さらに、2025年問題による相続物件の増加や空き家問題に注目することも大切です。相続によって市場に流通する物件が増えると、需給バランスが変動し、結果として不動産価格の下落が懸念される一方、都市部では相対的に高い需要が維持される可能性もあります。購入や売却のタイミングを慎重に検討し、エリアごとの市場動向や将来予測を踏まえた戦略を立てることが、成功への鍵となるでしょう。
まとめ
これまでの議論を踏まえると、2025年のマンション市場には以下のようなシナリオが想定されます。
主要都市エリアの高値維持
東京都心や大阪市内、名古屋市などの主要都市では、供給不足と高い投資需要、再開発の進展により、マンション価格は高値圏が維持されると予想されます。海外投資家の参入も追い風となり、相続物件が増加しても高値の維持が期待されます。
地方・郊外の調整局面
一方、地方や郊外では、人口減少、空き家の増加、公共サービスの縮小などが進行し、需給バランスが崩れることによって、価格の調整が起こる可能性があります。特に、都市部への人口流入が進むエリアと、そうでないエリアの間で大きな格差が生じると考えられます。
中古市場の二極化
中古マンション市場においては、築年数や立地、管理状況などの条件によって、良質な物件は高値で取引される一方、需要の低い古い物件は価格が低迷する可能性があります。購入者は、将来的な再販性や資産価値を十分に見極めた上で、物件選びを行うことが求められます。
金融政策と国際情勢の影響
日銀の政策金利や住宅ローン金利の動向、さらには国際的な経済状況(例えば、米国の金融政策や中東・ウクライナ情勢)も、マンション市場に大きな影響を与える要因です。これらの外部要因が今後どのように推移するかによって、市場全体の動向が左右されるため、常に最新の情報に注視する必要があります。
総じて、2025年のマンション市場は、従来の上昇基調を背景にしながらも、少子高齢化による相続問題、金融政策の変動、さらには地域ごとの人口動態の違いといった構造的な変化が市場に新たな局面をもたらすと考えられます。主要都市では高い需要が維持され、物件の希少性が価格を押し上げる一方、地方や郊外では供給過剰と人口減少の影響で調整局面に入る可能性があるのです。
不動産を売却する場合、現在の高騰相場を逃さず、迅速に売却活動を開始することが有利と考えられます。
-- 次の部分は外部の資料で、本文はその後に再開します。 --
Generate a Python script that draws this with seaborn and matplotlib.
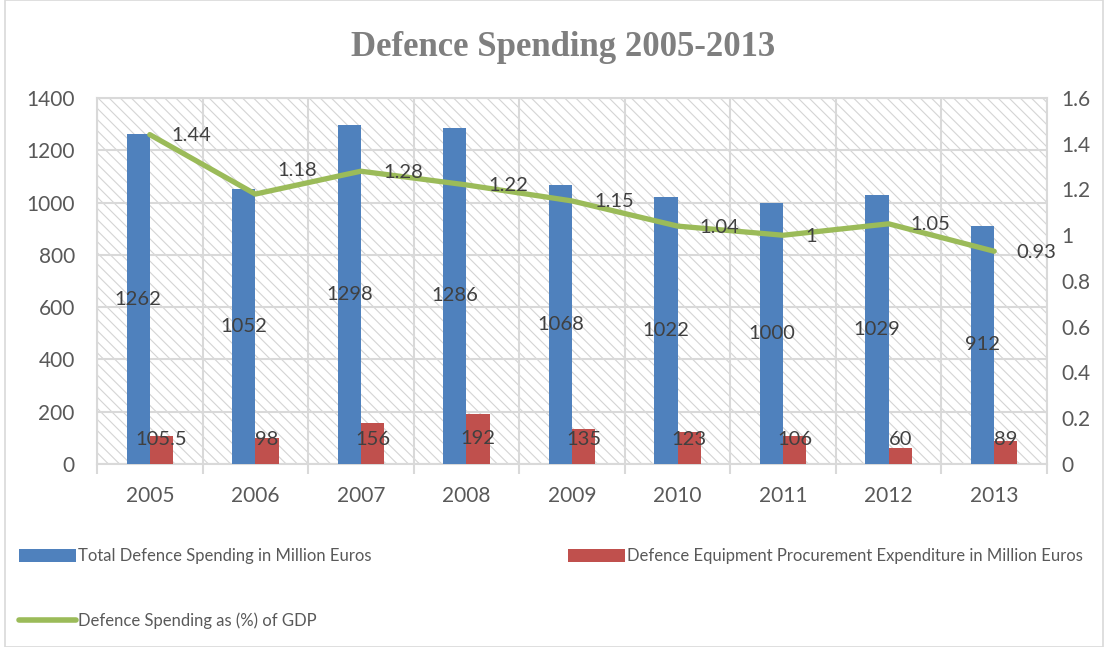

市場動向や金利、政策変更など、さまざまな要因を総合的に判断し、専門家のアドバイスを参考にすることで、最適なタイミングでの取引が実現できるでしょう。また、購入を検討する場合は、今後の金利上昇や人口減少リスクを十分に考慮し、将来的な資産価値や住み替えの可能性を見据えた計画を立てることが重要です。
2025年はマンション市場にとって転換期とも言える時期です。今後も経済情勢、金融政策、さらには国際的な要因に注視しつつ、柔軟な対応と情報収集を続けることが重要です。